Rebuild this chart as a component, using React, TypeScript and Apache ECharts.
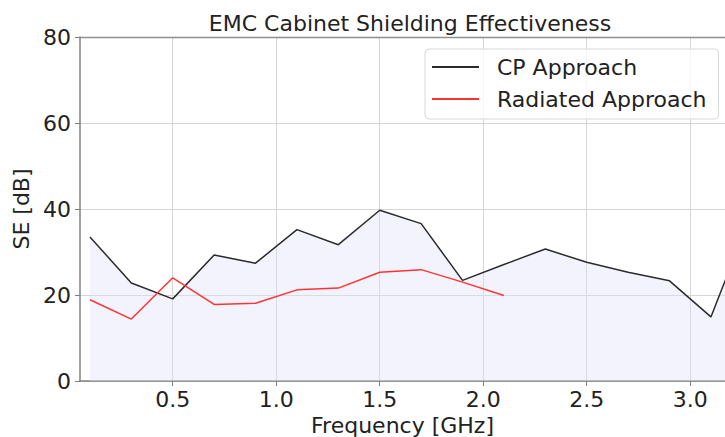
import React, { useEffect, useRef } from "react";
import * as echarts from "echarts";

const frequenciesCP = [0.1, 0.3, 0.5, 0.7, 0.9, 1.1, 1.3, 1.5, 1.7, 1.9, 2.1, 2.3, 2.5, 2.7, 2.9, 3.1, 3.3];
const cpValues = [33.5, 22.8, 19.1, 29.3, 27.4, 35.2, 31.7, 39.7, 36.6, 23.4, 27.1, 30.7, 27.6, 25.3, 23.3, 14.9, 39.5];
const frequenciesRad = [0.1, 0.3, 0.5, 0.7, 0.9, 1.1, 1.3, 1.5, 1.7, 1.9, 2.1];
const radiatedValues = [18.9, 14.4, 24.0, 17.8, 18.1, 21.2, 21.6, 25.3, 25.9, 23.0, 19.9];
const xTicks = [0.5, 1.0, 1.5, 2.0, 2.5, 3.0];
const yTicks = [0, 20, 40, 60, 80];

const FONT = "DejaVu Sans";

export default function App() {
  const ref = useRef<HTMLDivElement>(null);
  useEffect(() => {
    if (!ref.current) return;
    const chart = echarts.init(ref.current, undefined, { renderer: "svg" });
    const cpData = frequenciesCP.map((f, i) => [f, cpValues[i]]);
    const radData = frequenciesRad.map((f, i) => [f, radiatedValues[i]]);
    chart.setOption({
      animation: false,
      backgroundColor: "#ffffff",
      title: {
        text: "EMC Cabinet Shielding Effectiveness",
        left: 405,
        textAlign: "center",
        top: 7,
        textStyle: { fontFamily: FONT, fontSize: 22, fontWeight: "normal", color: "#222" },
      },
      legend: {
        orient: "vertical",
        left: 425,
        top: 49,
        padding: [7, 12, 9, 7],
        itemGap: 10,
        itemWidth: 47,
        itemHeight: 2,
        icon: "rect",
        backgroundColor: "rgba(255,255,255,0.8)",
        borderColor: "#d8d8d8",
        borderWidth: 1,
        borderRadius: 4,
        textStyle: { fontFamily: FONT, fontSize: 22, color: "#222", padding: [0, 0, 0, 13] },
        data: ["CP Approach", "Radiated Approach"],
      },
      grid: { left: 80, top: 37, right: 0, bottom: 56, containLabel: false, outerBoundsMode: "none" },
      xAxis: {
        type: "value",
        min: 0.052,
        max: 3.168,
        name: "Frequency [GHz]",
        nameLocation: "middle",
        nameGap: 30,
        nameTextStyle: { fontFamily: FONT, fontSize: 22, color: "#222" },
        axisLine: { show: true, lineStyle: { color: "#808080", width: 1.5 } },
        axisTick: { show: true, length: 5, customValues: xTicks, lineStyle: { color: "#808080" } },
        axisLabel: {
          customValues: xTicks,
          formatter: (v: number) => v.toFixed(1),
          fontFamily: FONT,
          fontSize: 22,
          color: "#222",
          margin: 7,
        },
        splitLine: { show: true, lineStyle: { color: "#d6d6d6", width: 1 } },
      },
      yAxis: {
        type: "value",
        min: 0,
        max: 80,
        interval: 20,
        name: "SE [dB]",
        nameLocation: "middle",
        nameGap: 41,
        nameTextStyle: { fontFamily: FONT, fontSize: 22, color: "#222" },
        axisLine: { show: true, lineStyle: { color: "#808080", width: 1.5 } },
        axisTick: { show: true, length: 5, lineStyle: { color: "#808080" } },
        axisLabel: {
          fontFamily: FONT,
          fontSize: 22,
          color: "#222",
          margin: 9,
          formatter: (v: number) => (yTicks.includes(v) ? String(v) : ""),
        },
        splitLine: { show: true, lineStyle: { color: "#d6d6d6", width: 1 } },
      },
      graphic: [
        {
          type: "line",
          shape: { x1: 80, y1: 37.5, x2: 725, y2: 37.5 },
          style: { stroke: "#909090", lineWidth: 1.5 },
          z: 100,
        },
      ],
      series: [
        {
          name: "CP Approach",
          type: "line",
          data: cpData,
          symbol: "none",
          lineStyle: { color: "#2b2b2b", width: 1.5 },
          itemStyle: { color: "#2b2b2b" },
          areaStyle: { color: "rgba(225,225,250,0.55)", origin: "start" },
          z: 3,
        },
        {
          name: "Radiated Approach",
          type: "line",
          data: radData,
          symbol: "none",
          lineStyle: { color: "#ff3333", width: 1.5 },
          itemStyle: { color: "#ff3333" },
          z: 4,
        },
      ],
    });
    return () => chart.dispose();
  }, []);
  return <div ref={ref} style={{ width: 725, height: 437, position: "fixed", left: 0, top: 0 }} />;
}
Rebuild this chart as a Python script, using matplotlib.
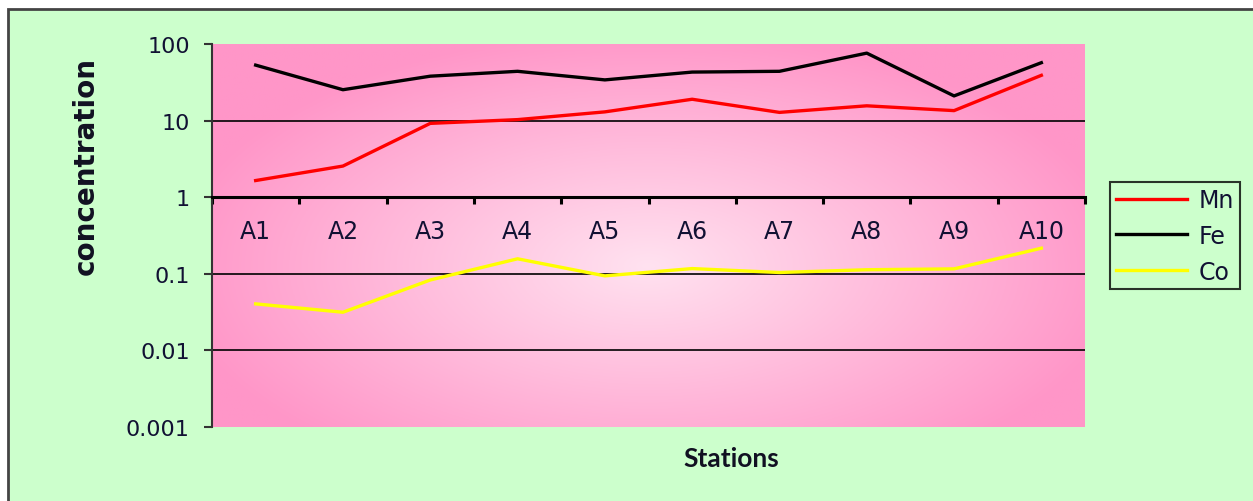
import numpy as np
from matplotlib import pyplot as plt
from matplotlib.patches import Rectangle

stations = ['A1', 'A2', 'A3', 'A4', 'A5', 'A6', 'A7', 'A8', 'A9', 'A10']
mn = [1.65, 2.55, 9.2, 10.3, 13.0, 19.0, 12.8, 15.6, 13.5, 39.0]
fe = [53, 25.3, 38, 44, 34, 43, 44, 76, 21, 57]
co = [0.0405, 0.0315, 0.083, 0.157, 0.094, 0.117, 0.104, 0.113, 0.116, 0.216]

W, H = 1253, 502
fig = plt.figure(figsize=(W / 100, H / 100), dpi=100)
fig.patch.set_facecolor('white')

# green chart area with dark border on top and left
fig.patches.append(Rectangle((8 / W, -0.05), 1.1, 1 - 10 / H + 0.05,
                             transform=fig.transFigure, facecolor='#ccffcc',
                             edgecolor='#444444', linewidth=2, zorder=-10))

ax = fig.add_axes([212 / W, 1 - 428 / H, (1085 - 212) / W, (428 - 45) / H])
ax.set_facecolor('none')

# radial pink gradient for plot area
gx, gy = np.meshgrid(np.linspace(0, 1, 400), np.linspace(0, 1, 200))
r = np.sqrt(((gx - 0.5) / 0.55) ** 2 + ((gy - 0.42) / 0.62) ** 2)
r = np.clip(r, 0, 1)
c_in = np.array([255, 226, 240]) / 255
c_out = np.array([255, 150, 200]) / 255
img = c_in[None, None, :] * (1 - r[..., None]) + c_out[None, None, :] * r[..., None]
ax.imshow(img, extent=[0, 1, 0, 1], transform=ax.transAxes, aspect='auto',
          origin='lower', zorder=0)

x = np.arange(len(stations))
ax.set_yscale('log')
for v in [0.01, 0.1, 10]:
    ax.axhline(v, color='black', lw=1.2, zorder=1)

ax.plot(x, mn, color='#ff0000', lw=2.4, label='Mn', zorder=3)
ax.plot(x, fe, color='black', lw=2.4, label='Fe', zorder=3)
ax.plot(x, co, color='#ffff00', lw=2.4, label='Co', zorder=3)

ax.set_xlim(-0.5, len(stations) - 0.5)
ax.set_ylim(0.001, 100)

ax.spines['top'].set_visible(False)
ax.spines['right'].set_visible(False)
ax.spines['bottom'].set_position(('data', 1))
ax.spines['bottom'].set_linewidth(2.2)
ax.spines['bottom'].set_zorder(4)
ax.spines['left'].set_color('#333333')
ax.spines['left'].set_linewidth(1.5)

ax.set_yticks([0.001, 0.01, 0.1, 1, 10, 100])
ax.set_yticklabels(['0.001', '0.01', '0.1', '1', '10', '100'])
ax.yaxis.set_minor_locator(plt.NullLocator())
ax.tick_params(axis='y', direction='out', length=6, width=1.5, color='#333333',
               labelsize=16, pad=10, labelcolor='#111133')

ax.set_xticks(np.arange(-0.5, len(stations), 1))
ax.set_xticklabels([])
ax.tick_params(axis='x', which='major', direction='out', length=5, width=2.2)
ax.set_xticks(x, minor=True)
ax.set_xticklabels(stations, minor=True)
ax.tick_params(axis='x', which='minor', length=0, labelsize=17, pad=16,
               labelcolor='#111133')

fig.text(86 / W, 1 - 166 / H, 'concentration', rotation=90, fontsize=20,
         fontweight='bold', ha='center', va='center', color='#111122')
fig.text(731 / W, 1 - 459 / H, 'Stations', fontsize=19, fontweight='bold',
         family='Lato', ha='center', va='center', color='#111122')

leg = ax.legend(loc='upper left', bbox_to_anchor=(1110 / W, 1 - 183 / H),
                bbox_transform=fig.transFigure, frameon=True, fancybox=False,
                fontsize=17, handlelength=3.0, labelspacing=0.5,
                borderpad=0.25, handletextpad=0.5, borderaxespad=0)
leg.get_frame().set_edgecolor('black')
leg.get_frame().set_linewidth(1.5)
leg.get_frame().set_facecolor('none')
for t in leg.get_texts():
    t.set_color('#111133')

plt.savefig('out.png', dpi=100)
──────
» Exercise goal: Give again, exactly as written above, every line from the one holding "Rebuild this chart as a Python" to the one holding "from matplotlib.patches import Rectangle", with both ends kept and the pictures left out.

» Result for this exercise:
Rebuild this chart as a Python script, using matplotlib.
import numpy as np
from matplotlib import pyplot as plt
from matplotlib.patches import Rectangle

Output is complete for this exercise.